A good friend of mine (who also loves food as much as I do) had been urging me to visit La Brasa in Somerville, Massachusetts. So on one of our Saturday nights out, Doug and I decided to finally try it.
The restaurant space is VERY open and reminds me a lot of the atmosphere at West Bridge: high ceilings, a big open dining area with tall and low wooden solo and communal tables, a large bar area, and an open kitchen to view all of the bearded cooks in their element. All of the waiters (and one waitress) wore checkered shirts and all (except for the female and one waiter) had beards. If I say the place screamed “hipster,” I think you know the vibe I’m talking about.
Although La Brasa has a main entree section on its menu, the plates are meant to be shared. And share we planned to do. After some recommendations from my friend, we went with the beet pickled egg; Brussels sprouts with blood sausage and herb crema; tacos de carnitas with salsa verde and chile de arbol; and spicy Thai fried chicken.

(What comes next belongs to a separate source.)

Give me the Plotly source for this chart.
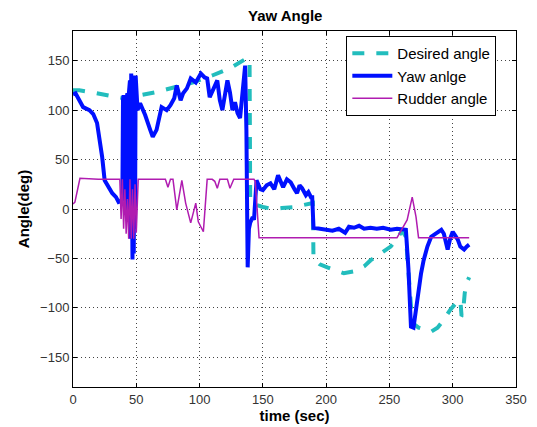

The pickled egg came out first. It was a vibrant purple with a bit of a tang. It was an interesting way to start the meal. I’m not really sure exactly how I felt about it, but it was definitely not like any other egg I’ve had before. Then came the tacos de carnitas (which I ordered because I knew Doug would like them). The actual meat was super tender, but there was no real heat to the dish. Doug said his tacos had a kick, but I really didn’t get any at all. On we went to the Brussels sprouts and spicy Thai chicken. Again, although the chicken was prepared perfectly, there was no spice or kick at all for me. Doug said he thought it was definitely spicy, which led me to believe that my mouth had gone numb at that point. So I moved on to the Brussels sprouts with blood sausage. After one bite, I had this moment of compete euphoria. They were heavenly. I had to ask Doug not to eat them all so that I could savor them throughout the entire meal.
Although stuffed at this point, my friend had also told me about La Brasa’s “meat cart,” which was a little cart pushed by a delightful waiter who cut slices of rib roast for two (by the ounce), and served it table-side sprinkled with salt and green chimichurri sauce. Of course, we couldn’t NOT try it. So we each dug in. It was a nice slice of meat, but again, nothing compared to those Brussels sprouts.
Doug decided he was up for dessert, so we ordered a tres leche coffee cake with a scoop of lemon sorbet/ice cream on top. It was super sweet, and I’m not into intense lemon flavor, but Doug seemed to like it, so that’s all that mattered.
All in all, La Brasa had some hits and some misses. I feel like the best way to sum up how I felt about the meal was that it was pretty “eh.” It wasn’t bad, but it wasn’t anything out-of-the-ordinary. However, I would go back for those Brussels sprouts in a heartbeat.